So, you want to be a Forex trader, but you’re not sure how much to buy and sell when you take a trade. First, you’ll need to understand the concept of “lots”.

Believe me when I say, it can take hours to get to grips with this concept and what the ideal amount to buy or sell is when it comes to Forex…

That’s why today, I thought I’d share my smartie example as a simple way to explain lots.

By the end of this article, you’ll know exactly what a lot size is, what the best lot size to take per trade and how you can start trading….

#### What lot size has to do with a box of smarties…

When you buy a snack size box, you’ll always find around 10 smarties inside.

And if you buy a 50g box, you’ll find 56 individual smarties inside.

Hence the slogan “Whatalotigot”.

Well, the same goes with when you buy a currency pair.
With Forex, you’ll also buy what’s known as a ‘lot’.

A ‘lot’ is basically a fixed contract of a specific amount of units, you’ll buy or sell when you trade Forex.

You get different ‘lot sizes’ like you do with a box of smarties.

Take a look at the below table to see:

As you know there are two currencies required to make up a currency pair.

Take the United States Dollar versus the South African rand (USD/ZAR) for example.

As I type this, it’s trading at R18.95.

This means, when I exchange one US dollar, I’ll receive R18.95.
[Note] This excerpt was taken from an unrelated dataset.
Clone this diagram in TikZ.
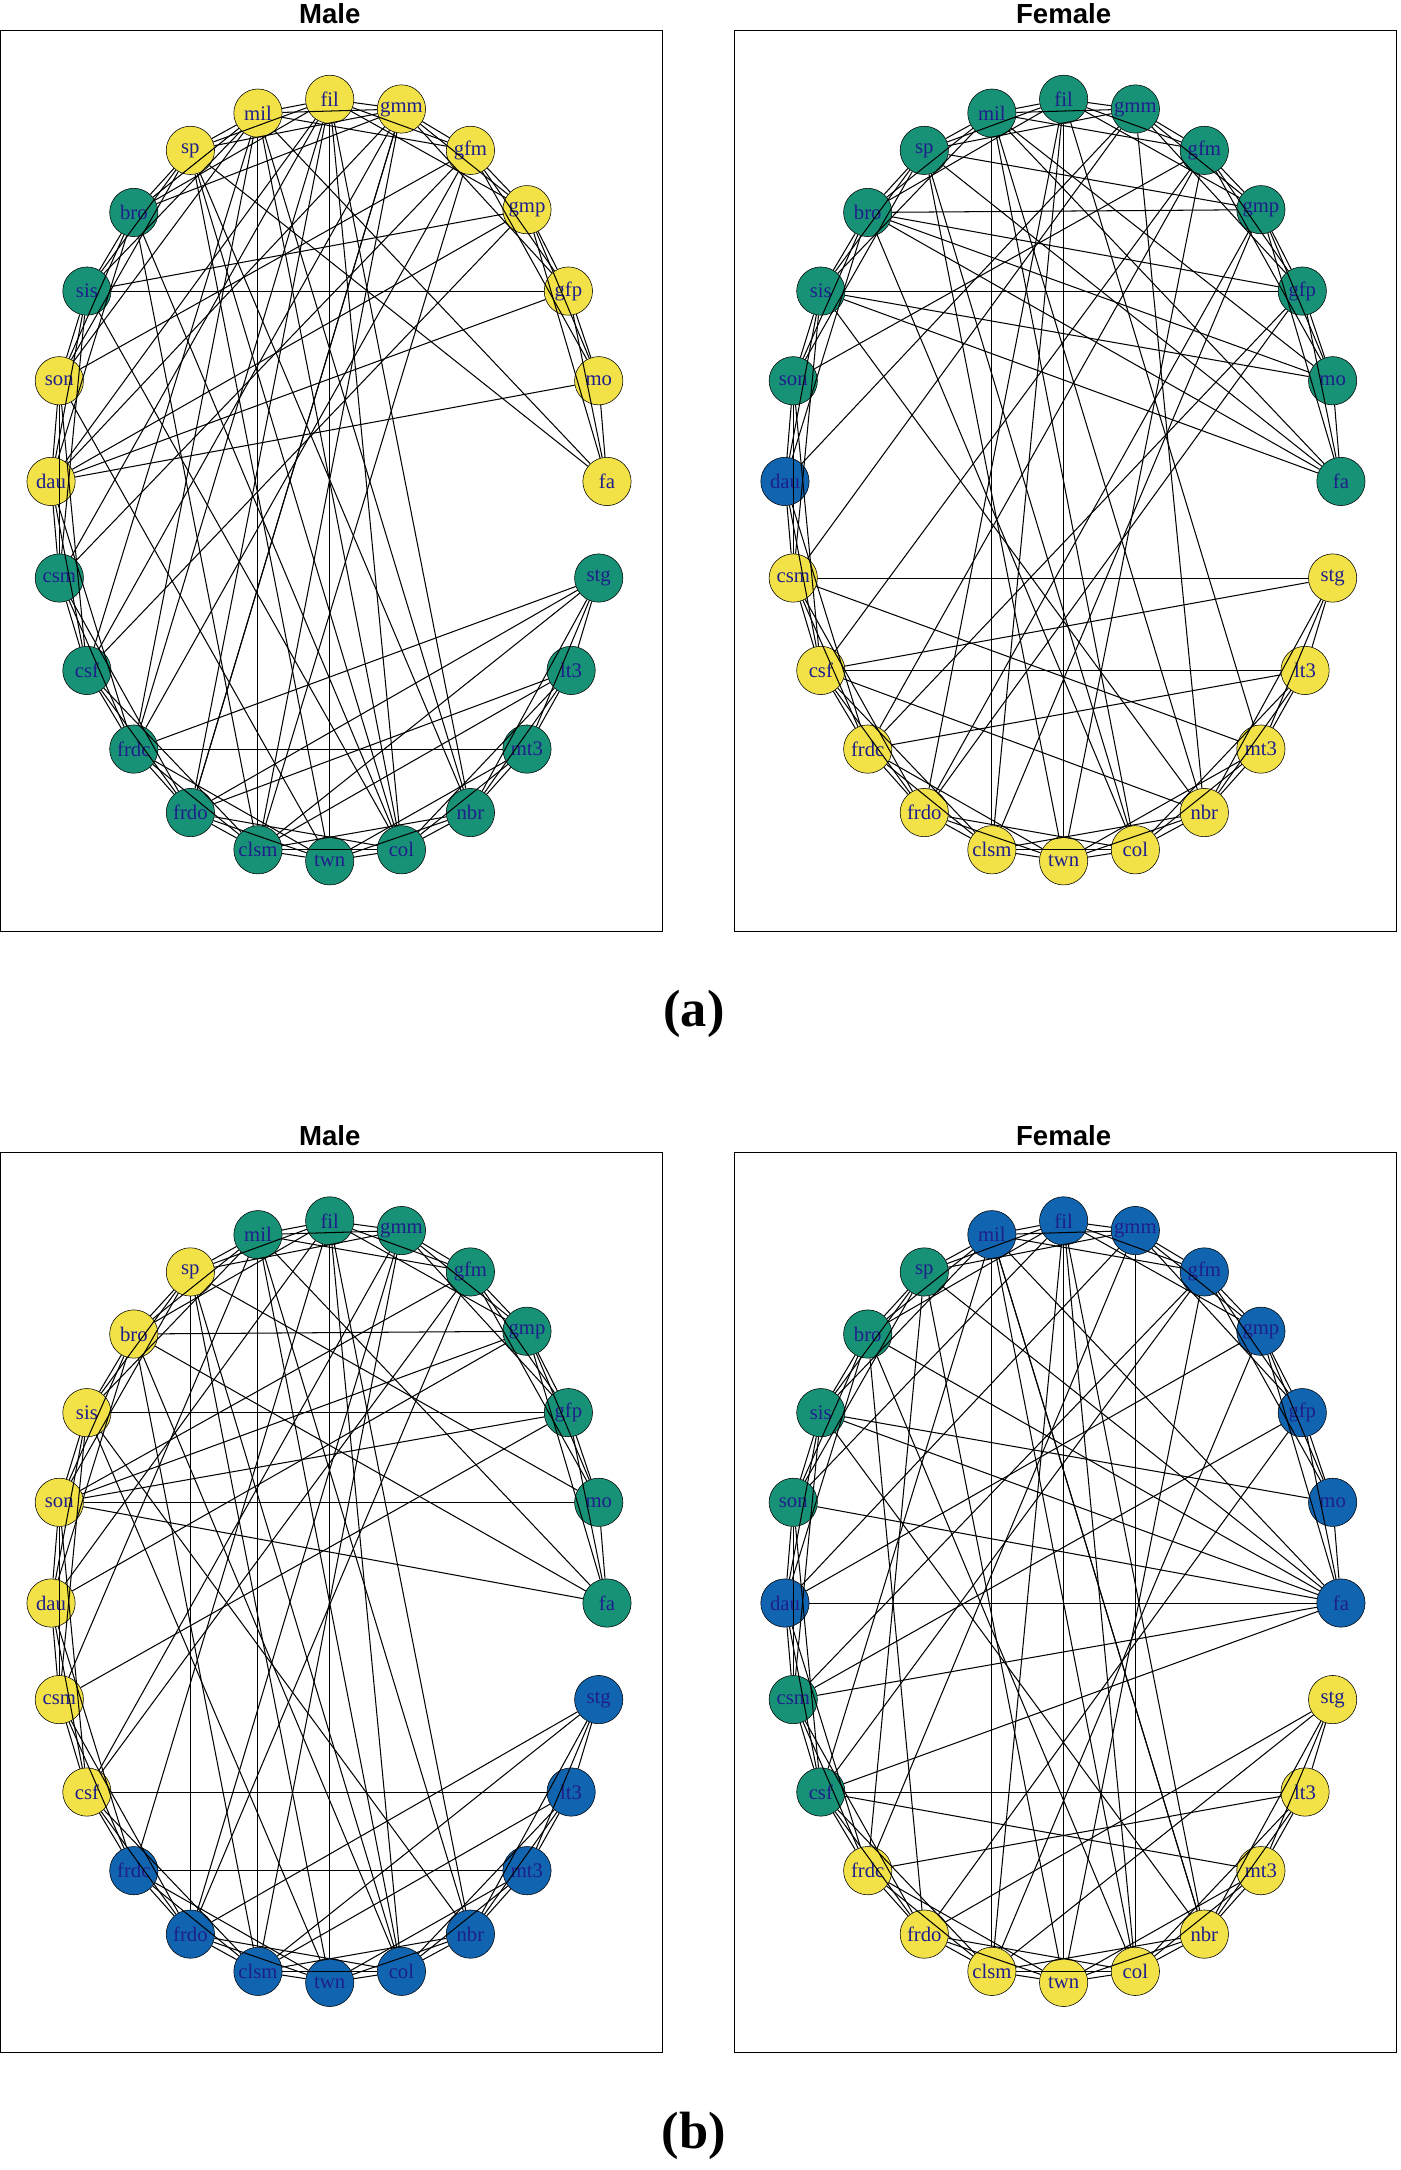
\documentclass[tikz,border=0pt]{standalone}
\usepackage{fontspec}
\setmainfont{Liberation Serif}
\setsansfont{Liberation Sans}
\definecolor{Y}{RGB}{242,226,72}
\definecolor{G}{RGB}{24,146,118}
\definecolor{B}{RGB}{17,101,176}
\definecolor{txt}{RGB}{30,30,140}
\tikzset{
  vtx/.style={circle,draw=black,thin,minimum size=35pt,inner sep=0pt,
    text=txt,font=\fontsize{15}{15}\selectfont},
  edge/.style={draw=black,line width=0.75pt},
  title/.style={font=\sffamily\bfseries\fontsize{20}{20}\selectfont},
  tag/.style={font=\bfseries\fontsize{38}{38}\selectfont}
}
\def\nodepos{239/72/fil,291/79/gmm,341/109/gfm,382/152/gmp,412/211/gfp,434/276/mo,
  440/349/fa,434/419/stg,414/486/lt3,382/543/mt3,341/589/nbr,291/616/col,239/624/twn,
  187/616/clsm,138/589/frdo,97/543/frdc,63/486/csf,43/419/csm,37/349/dau,43/276/son,
  63/211/sis,97/154/bro,138/109/sp,187/82/mil}
\newcommand\drawpanel[6]{%
  \begin{scope}[shift={(#2,#3)}]
    \draw (0,22) rectangle (480,675);
    \node[title] at (239,10) {#4};
    % vertices
    \foreach \x/\y/\t [count=\i] in \nodepos {
      \pgfmathsetmacro\c{{#5}[\i-1]}
      \node[vtx,fill=\c] (#1-\i) at (\x,\y) {\t};
    }
    % ties along the rim
    \foreach \i in {1,...,24}
      \foreach \k in {1,2,3} {
        \pgfmathtruncatemacro\j{mod(\i+\k-1,24)+1}
        \pgfmathtruncatemacro\skip{and(\i>4,\i<8)*and(\j>7,\j<11)}
        \ifnum\skip=0 \draw[edge] (#1-\i) -- (#1-\j);\fi
      }
    % long ties
    \foreach \a/\b in {#6}
      \draw[edge] (#1-\a) -- (#1-\b);
  \end{scope}}
\begin{document}
\begin{tikzpicture}[x=1pt,y=-1pt]
  \useasboundingbox (0,0) rectangle (1015,1573);
  \drawpanel{ma}{0}{0}{Male}
    {"Y","Y","Y","Y","Y","Y","Y","G","G","G","G","G","G","G","G","G","G","G","Y","Y","G","G","Y","Y"}
    {1/13,24/14,19/5,19/4,19/6,19/1,7/23,7/24,8/16,8/15,8/14,9/14,9/15,16/10,1/12,1/11,
     2/15,2/17,3/18,21/5,21/4,20/3,23/13,23/12,24/11,24/12,22/2,22/14,19/2,18/1,17/24,
     16/1,15/2,14/3,21/12,20/13,2/14,3/16,24/16,1/15,4/17,22/12,23/11,20/24}
  \drawpanel{fa}{532}{0}{Female}
    {"G","G","G","G","G","G","G","Y","Y","Y","Y","Y","Y","Y","Y","Y","Y","Y","B","G","G","G","G","G"}
    {1/13,24/14,21/5,22/4,17/9,7/21,7/22,7/23,7/24,6/22,6/21,6/24,8/18,8/17,9/16,5/15,
     5/16,4/14,3/17,2/18,23/12,23/13,24/11,1/15,1/10,22/12,21/11,20/3,18/10,17/11,16/3,
     15/4,19/2,22/5,23/4,11/2,12/24,14/1,13/3}
  \drawpanel{mb}{0}{813}{Male}
    {"G","G","G","G","G","G","G","B","B","B","B","B","B","B","B","B","Y","Y","Y","Y","Y","Y","Y","G"}
    {1/13,24/14,22/4,20/6,20/7,20/5,20/4,20/3,17/9,16/10,8/15,8/14,9/14,7/24,6/23,7/22,
     5/21,5/18,4/19,3/17,2/15,1/12,1/11,24/11,23/12,23/13,22/12,21/11,19/1,18/24,17/2,
     16/1,15/23,14/22,13/21,2/14,3/15,12/24}
  \drawpanel{fb}{532}{813}{Female}
    {"B","B","B","B","B","B","B","Y","Y","Y","Y","Y","Y","Y","Y","Y","G","G","B","G","G","G","G","B"}
    {1/13,24/14,7/19,7/20,7/18,7/17,7/22,7/24,7/23,7/21,6/21,17/9,8/15,8/14,9/16,5/18,
     4/19,3/17,2/16,5/15,4/14,1/12,1/11,24/12,24/11,23/13,22/12,21/11,20/1,19/2,18/3,
     17/24,16/23,15/22,14/1,13/3,12/2,11/24,10/17}
  \node[tag] (taga) at (503,735) {(a)};
  \node[tag] (tagb) at (503,1548) {(b)};
\end{tikzpicture}
\end{document}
Or if I want US dollars, I will give them R18.95, and I’ll get one US dollar.

The same goes with trading Forex.

When we buy a USD/ZAR currency pair, you’ll buy 1 unit of the United States dollar and be exposed to R18.95.

However, with Forex trading we can’t just buy 1 unit of the USD/ZAR, we’ll need to buy a bunch of them – hence “lots”.

And so, the minimum units you can buy (for most brokers) is one micro lot.

One Micro lot is equal to 1,000 units of the base (first) currency pair.

In this case, it is the US dollar.

If you buy one micro lot of the USD/ZAR this means you’ll buy 1,000 US dollars and be exposed to R18,950 (1,000 units X R18.95).

NOTE: I always recommend starting off with a small lot size (like micro lots), to manage our risk better with each trade we take.

#### So, what is the best lot size when taking a Forex trade?

Well first, this depends entirely on your portfolio value.

And second, it depends on how much of your portfolio you’re willing to risk per trade.

#### Here’s how to choose your best lot size with a Forex trade

Let’s say you have a R50,000 portfolio and you only want to risk a maximum of 2% (R,1000) in your trade.

Here are the trade specifics:

Currency: USD/ZAR
Action: Buy (go long)
Entry: 18.95
Stop loss: 18.00
Take profit: 20.40

With this information we can now, calculate the number of micro lots you would have bought in your Forex trade.

#### 3 Steps to calculate the number of micro-lots using the 2% rule

Step #1: Calculate the loss in pips

First, we have to found out how many pips we are willing to risk between the entry and stop loss price levels…

Loss in pips = (Entry – Stop loss)
= (R18.9500 – R18.00)
= 0.9500

This means, we’re willing to risk 9,500 pips (10,000 X 0.95) in our trade…

Step #2: Rands risked per micro lot

If you remember in the table, the rands risked per pip (pip value) is R0.10.

This means, every one pip that moves against or for you, you’ll lose or make 10 cents.

And we know that we’re willing to risk 9,500 pips in this trade (step 1).

This means our rands risked per micro lot is R950. (9,500 pips X R0.10)

Step #3: Calculate the number of micro lots

Finally, we have the two values we need to calculate the number of micro lots to buy.

Rands risked per trade = R1,000 (2% of R50,000 portfolio).

Rands risked per micro lot = R950

Now we simply divide the two and we’ll get our answer…

Number of micro lots =

= (Rands risked per trade ÷ Rands risked per micro lot
= (R1,000 ÷ R950)
= 1.05

So, in your platform, you’ll simply type in 1.05 and that’s how many micro lots you’ll need to trade to risk 2% of your R50,000.

Now you know how to calculate the micro lot size when you trade Forex.